Even Einstein's light quantum ideas seemed to be reconcilable with classical physics at the time. Einstein and Lorentz corresponded about light quanta in 1909. Lorentz just worked out the classical theory of blackbody radiation in painstaking detail, and sharply criticized "point-like quantities of energy or at least energy quantities concentrated in very small spaces", that Einstein seemed to postulate. Classical explanations for discretization of energy in the photoeffect seemed achievable. Even Einstein distanced himself from "point-like light quanta" and offered a description of them as "singularities that are surrounded by a vector field whose strength decreases with increasing distance. The field energy is then related somehow to the number of these singularities." See Kox's Hendrik Antoon Lorentz’s struggle with quantum theory.
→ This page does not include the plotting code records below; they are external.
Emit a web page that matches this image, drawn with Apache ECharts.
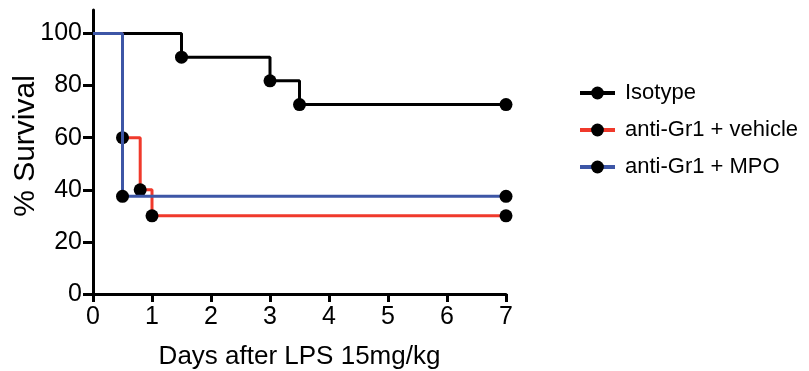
<!DOCTYPE html>
<html>
<head>
<meta charset="utf-8">
<script src="https://cdn.jsdelivr.net/npm/echarts@6/dist/echarts.min.js"></script>
<style>
  html, body { margin: 0; padding: 0; background: #fff; }
  #chart { width: 809px; height: 371px; }
</style>
</head>
<body>
<div id="chart"></div>
<script>
// survival data (days, % survival) — first point is the start at 100%
var isotypeDays = [0, 1.5, 3, 3.5, 7];
var isotypeSurv = [100, 90.9, 81.8, 72.7, 72.7];
var vehicleDays = [0, 0.5, 0.8, 1, 7];
var vehicleSurv = [100, 60, 40, 30, 30];
var mpoDays = [0, 0.5, 7];
var mpoSurv = [100, 37.5, 37.5];
var seriesNames = ["Isotype", "anti-Gr1 + vehicle", "anti-Gr1 + MPO"];
var lineColors = ["#000000", "#f0392b", "#3d56a6"];
var xTicks = [0, 1, 2, 3, 4, 5, 6, 7];
var yTicks = [0, 20, 40, 60, 80, 100];

var font = "Liberation Sans";

function pairs(xs, ys) {
  return xs.map(function (x, i) {
    var d = { value: [x, ys[i]] };
    if (i === 0) d.symbol = "none"; // no marker at start
    return d;
  });
}

var chart = echarts.init(document.getElementById("chart"));

var allData = [
  pairs(isotypeDays, isotypeSurv),
  pairs(vehicleDays, vehicleSurv),
  pairs(mpoDays, mpoSurv)
];

var series = allData.map(function (d, i) {
  return {
    name: seriesNames[i],
    type: "line",
    step: "end",
    data: d,
    symbol: "circle",
    symbolSize: 13,
    showAllSymbol: true,
    itemStyle: { color: "#000" },
    lineStyle: { color: lineColors[i], width: 3 },
    z: 2 + i,
    animation: false
  };
});

var option = {
  animation: false,
  grid: { left: 93, right: 303, top: 10, bottom: 77, outerBoundsMode: "none", containLabel: false },
  legend: {
    left: 573,
    top: 77,
    orient: "vertical",
    itemWidth: 35,
    itemHeight: 16,
    itemGap: 15,
    data: seriesNames,
    lineStyle: { width: 4 },
    textStyle: { fontFamily: font, fontSize: 22, color: "#000", padding: [0, 0, 0, 5], lineHeight: 22 }
  },
  xAxis: {
    type: "value",
    min: 0,
    max: 7,
    interval: 1,
    name: "Days after LPS 15mg/kg",
    nameLocation: "middle",
    nameGap: 50,
    nameMoveOverlap: false,
    nameTextStyle: { fontFamily: font, fontSize: 26, color: "#000" },
    splitLine: { show: false },
    axisLine: { lineStyle: { color: "#000", width: 3 } },
    axisTick: { inside: false, length: 8, lineStyle: { color: "#000", width: 3 }, customValues: xTicks },
    axisLabel: { fontFamily: font, fontSize: 25, color: "#000", margin: 11, customValues: xTicks }
  },
  yAxis: {
    type: "value",
    min: 0,
    max: 109,
    name: "% Survival",
    nameLocation: "middle",
    nameGap: 52,
    nameMoveOverlap: false,
    nameRotate: 90,
    nameTextStyle: { fontFamily: font, fontSize: 30, color: "#000", padding: [0, 0, 0, 12] },
    splitLine: { show: false },
    axisLine: { show: true, lineStyle: { color: "#000", width: 3 } },
    axisTick: { show: true, inside: false, length: 10, lineStyle: { color: "#000", width: 3 }, customValues: yTicks },
    axisLabel: { fontFamily: font, fontSize: 25, color: "#000", margin: 11, customValues: yTicks }
  },
  series: series
};

chart.setOption(option);
window.addEventListener("resize", function () {
  chart.resize();
});
</script>
</body>
</html>
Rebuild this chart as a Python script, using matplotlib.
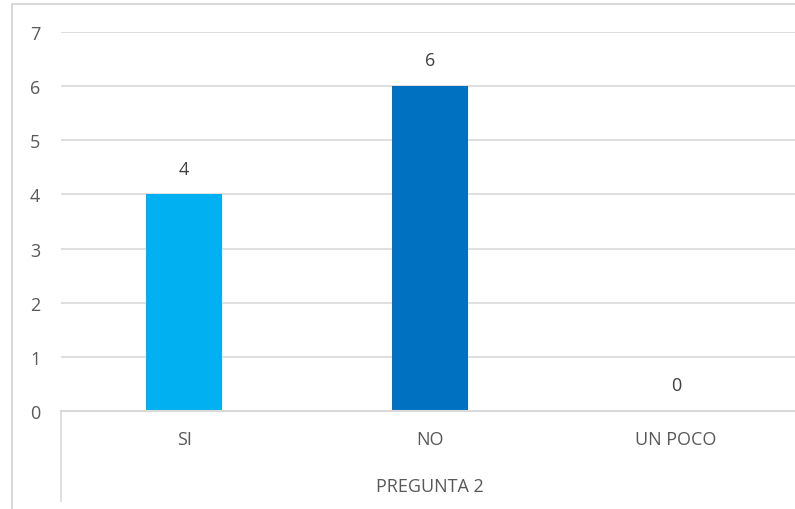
import matplotlib.pyplot as plt
from matplotlib.lines import Line2D

categorias = ['SI', 'NO', 'UN POCO']
valores = [4, 6, 0]
colores = ['#00B0F0', '#0070C0', '#0070C0']
grupo = 'PREGUNTA 2'
yticks = [0, 1, 2, 3, 4, 5, 6, 7]

W, H = 795, 510
fig = plt.figure(figsize=(W / 100, H / 100), dpi=100)
plt.rcParams['font.family'] = ['Open Sans', 'DejaVu Sans']
fs = 13

left, right, top, bottom = 61, 799, 33, 412
ax = fig.add_axes([left / W, 1 - bottom / H, (right - left) / W, (bottom - top) / H])

x = list(range(len(categorias)))
ax.bar(x, valores, width=0.31, color=colores, zorder=3)
for xi, v in zip(x, valores):
    ax.annotate(str(v), (xi, v), xytext=(0, 18.5), textcoords='offset points',
                ha='center', va='center', fontsize=fs, color='#404040')

ax.set_xlim(-0.5, len(categorias) - 0.5)
ax.set_ylim(0, 7)
ax.set_yticks(yticks)
ax.set_yticklabels([str(t) for t in yticks], fontsize=fs, color='#595959')
ax.tick_params(axis='y', length=0, pad=15)
ax.set_xticks([])
ax.grid(axis='y', color='#D9D9D9', linewidth=1.2, zorder=0)
for s in ax.spines.values():
    s.set_visible(False)

# category labels
for xi, c in zip(x, categorias):
    fig.text((left + (xi + 0.5) * (right - left) / 3) / W, 1 - 440 / H, c,
             ha='center', va='center', fontsize=fs, color='#595959')
fig.text((left + right) / 2 / W, 1 - 487 / H, grupo,
         ha='center', va='center', fontsize=fs, color='#595959')

# axis line and group divider
fig.add_artist(Line2D([left / W, 1], [1 - bottom / H, 1 - bottom / H],
                      transform=fig.transFigure, color='#D9D9D9', lw=1.5))
fig.add_artist(Line2D([left / W, left / W], [1 - bottom / H, 1 - 502 / H],
                      transform=fig.transFigure, color='#D9D9D9', lw=1.2))

# outer chart frame
fig.add_artist(Line2D([12 / W, 12 / W, 1], [0, 1 - 5 / H, 1 - 5 / H],
                      transform=fig.transFigure, color='#D9D9D9', lw=1.5))

fig.savefig('out.png', dpi=100)
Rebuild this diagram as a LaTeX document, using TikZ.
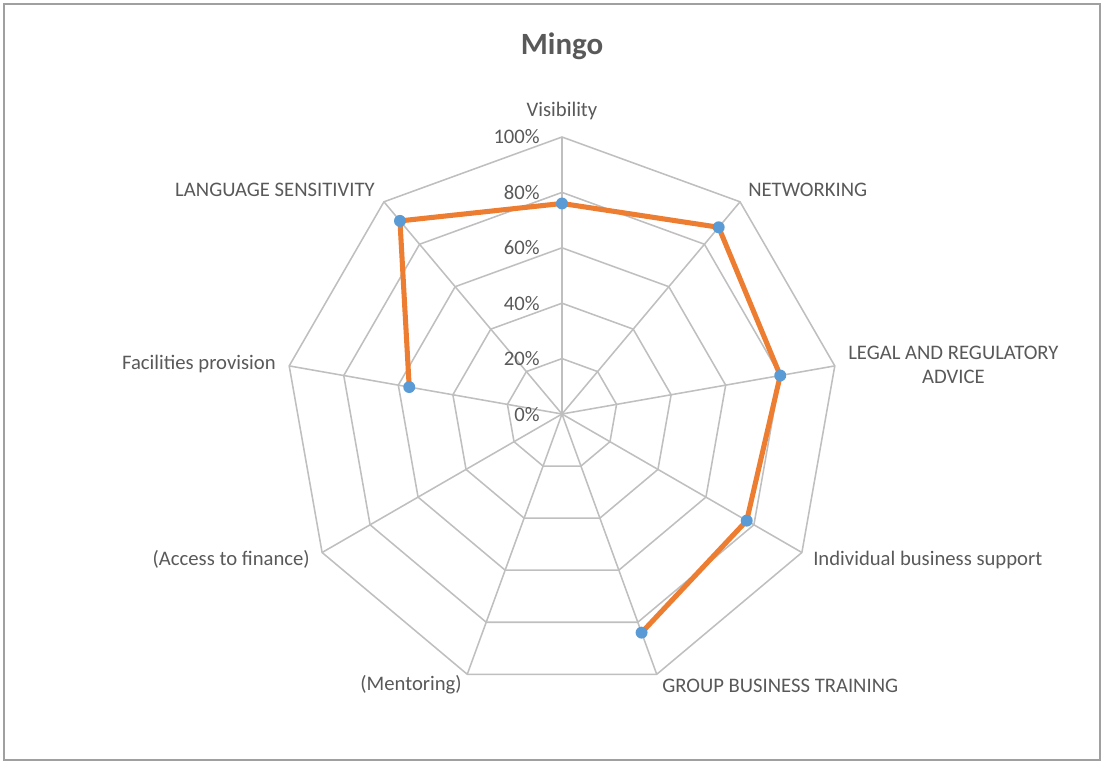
\documentclass[tikz,border=0pt]{standalone}
\usepackage{fontspec}
\setmainfont{Carlito}
\usetikzlibrary{calc}
\definecolor{gridgray}{HTML}{BFBFBF}
\definecolor{textgray}{HTML}{595959}
\definecolor{frameGray}{HTML}{A0A0A0}
\definecolor{lineorange}{HTML}{ED7D31}
\definecolor{markblue}{HTML}{5B9BD5}
\tikzset{
  grid line/.style={draw=gridgray,line width=1.1pt},
  axis label/.style={text=textgray,font=\fontsize{14.7}{17.5}\selectfont,inner sep=0pt},
  pct label/.style={axis label,anchor=base east},
  data line/.style={draw=lineorange,line width=3.6pt,line join=round},
  data mark/.style={circle,fill=markblue,inner sep=0pt,minimum size=8.5pt}
}

\begin{document}
\begin{tikzpicture}[x=0.025cm,y=0.025cm]
\useasboundingbox (-562,-350) rectangle (542,414);
\draw[draw=frameGray,line width=1.5pt] (-558,-346) rectangle (538,410);

\node[text=textgray,font=\bfseries\fontsize{22}{26}\selectfont] (title) at (0,368) {Mingo};

% rings and spokes
\coordinate (c) at (0,0);
\foreach \i in {0,...,8}
  \coordinate (v\i) at ({90-40*\i}:277);
\foreach \r in {1,...,5}
  \draw[grid line] (90:\r*55.4) \foreach \a in {50,10,...,-230} { -- (\a:\r*55.4) } -- cycle;
\foreach \i in {0,...,8}
  \draw[grid line] (c) -- (v\i);

% percent scale
\foreach \k in {0,...,5} {
  \pgfmathtruncatemacro\pct{20*\k}
  \node[pct label] (pct\k) at (-22,{\k*55.4-7}) {\pct\%};
}

% axis labels
\node[axis label,anchor=base] (visib) at (0,297) {Visibility};
\node[axis label,anchor=base west] (netw) at (186,217) {NETWORKING};
\node[axis label,anchor=west,align=center] (legal) at (286,49) {LEGAL AND REGULATORY\\ADVICE};
\node[axis label,anchor=base west] (indiv) at (251,-151) {Individual business support};
\node[axis label,anchor=base west] (group) at (100,-278) {GROUP BUSINESS TRAINING};
\node[axis label,anchor=base east] (mentor) at (-100,-276) {(Mentoring)};
\node[axis label,anchor=base east] (finance) at (-252,-151) {(Access to finance)};
\node[axis label,anchor=base east] (facil) at (-286,45) {Facilities provision};
\node[axis label,anchor=base east] (lang) at (-187,217) {LANGUAGE SENSITIVITY};

% scores
\def\scores{0/0.76,1/0.88,2/0.80,3/0.77,4/0.84,7/0.56,8/0.91}
\foreach \i/\v in \scores
  \coordinate (p\i) at ({90-40*\i}:\v*277);
\draw[data line] (p7) -- (p8) -- (p0) -- (p1) -- (p2) -- (p3) -- (p4);
\foreach \i/\v in \scores
  \node[data mark] (m\i) at (p\i) {};
\end{tikzpicture}
\end{document}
Similar dynamic happened with Planck's blackbody radiation formula. Statistical mechanics in general, and the equipartition theorem in particular, were under suspicion. Planck, and even Jeans and Lorentz, had doubts about the universality of the equipartition theorem. It did not become clear that classical theory leads to the "ultraviolet catastrophe" until Lorentz's 1908 Rome lecture. According to Kuhn's source study, Planck too was under the impression that he was doing classical physics until 1906. In 1908, when Lorentz admitted that "only with the help of the hypothesis of energy elements one can arrive at the correct radiation-law", the focus shifted from purely classical approach to identifying the source of "discontinuity": was it in the matter, in its interaction with electromagnetic field, or in the field itself? And later to reconciling Maxwell's waves with Planck's quanta, or even getting rid of waves altogether, as Duane suggested in connection with the X-ray diffraction.